By page 14, Hero Roger Duval, a youthful Confederate spy, has been saved from drowning in the Sacramento River by a beautiful prostitute named Morina, and has in turn saved her from being arrested for larceny. He has also fallen head over ears in love with her. By page 36, Morina has loved him and left him (he's a sweet boy, she reckons, but what good's Cupid without a bank balance?). By page 47, avid Roger has tracked Morina to the red-light district in Virginia City; and by page 60 he is suffering pangs of anguish at seeing his beloved stand up nude on a piano and offer herself up for auction ("she never looked more beautiful or more horrible"). But by page 174, Roger has wised up to the way of the world: he has forgotten all about being a Confederate spy; he has learned how to make money unscrupulously; and he has won Morina's heart for keeps by shooting her millionaire fiance. "Kiss me, Roger," she begs, her eyes full of happy tears: "I never knew there was any such feeling as this. . . . That you'd kill him.
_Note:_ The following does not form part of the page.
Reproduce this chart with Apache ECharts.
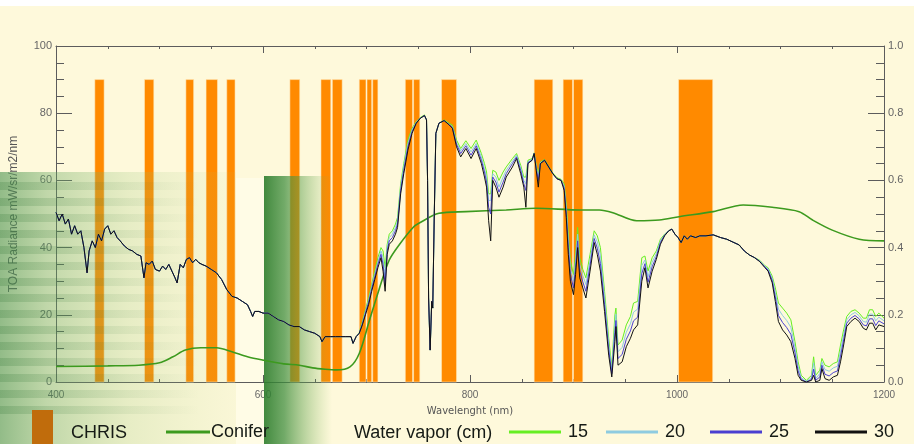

For me."

The next and last 59 pages of Past All Dishonor describe Roger's and Morina's activities as murderers and train robbers. Little is heard save the crack of Roger's .36, the thud of dropping corpses, and Morina's trills of sadistic ecstasy. It all winds up with Morina lying dead in the snow, covered with stolen jewels, and a posse closing in on lonesome Roger. Far away in the background, the Civil War pursues its peaceful course, untroubled by the agonies of love.